I’ve been seeing a lot of posts lately where people are running or asking about Blue Iris + AI on older PCs and GPUs — and I get it, we all like to reuse hardware and for many years I did the same with a GTX 970 and Intel i7 Gen6.

But if your system runs 24/7 (which most of ours do), it’s worth stepping back and looking at the total cost, not just the upfront cost.

⚡ Old hardware = hidden running cost​


Older CPUs and GPUs tend to be significantly less power efficient than newer ones. That matters a lot when your machine never turns off.
  • Blue Iris is already CPU-heavy by design, especially with multiple cameras and AI processing
  • Power consumption directly impacts cost because these systems run continuously
  • Some GPU options (especially older GTX 970/980/1080 NVIDIA cards) can actually increase long-term power usage and heat output
So while that old i7 or Xeon + GTX card might feel “free”… it often isn’t.

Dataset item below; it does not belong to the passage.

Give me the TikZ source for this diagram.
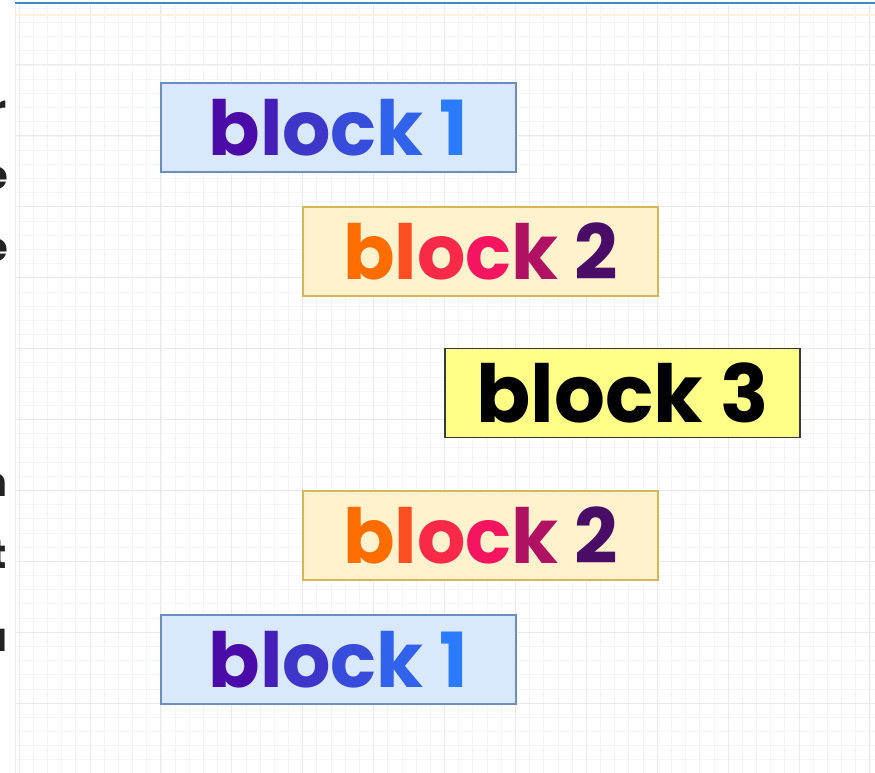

The bit people overlook: energy cost over time​


Let’s say your older setup pulls an extra 50–100 watts compared to a newer efficient system.

Running 24/7:
  • 50W = ~438 kWh/year
  • 100W = ~876 kWh/year
With current UK electricity prices, that’s easily:
  • £100–£300+ per year (and rising…)
That’s every single year, just to keep older hardware running.

What newer hardware gives you (besides lower power)​


Upgrading doesn’t just save power — you usually get:
  • Faster AI inference times
  • Lower CPU usage (less pegged at 90–100%)
  • Better hardware decoding
  • Smoother UI and remote access
  • Less heat, less noise, more stability
Even modest modern CPUs are far more efficient per watt than older ones.

You don’t have to buy brand new​


This is the key point a lot of people miss:
You can often find much newer, far more efficient hardware for cheap if you look around:
  • eBay
  • Facebook Marketplace
  • Refurb office PCs (Dell OptiPlex, HP Elitedesk, Intel NUC, etc.)
A 2–4 year old system can be:
  • Faster
  • Quieter
  • Half the power draw

The reality: upgrades can pay for themselves​


If you:Save ~£150/year in electricity
  • Spend ~£200–£400 on newer used hardware
You’re often looking at:
Break-even in 1–2 years

After that, it’s just ongoing savings.

Final thought​


Running older gear isn’t wrong — especially if it’s lightly loaded.

But if you’re:
Running multiple cameras
  • Using AI continuously
  • Seeing high CPU usage
  • Or your system pulls a lot of power
…it’s worth doing the maths - buy one of those cheap energy/power monitoring plugs from somewhere like Amazon/AliExpress and run it for a few weeks/months just on your BI rig and see just how much you're using.

In a lot of cases, the “cheap” option ends up being the expensive one over time.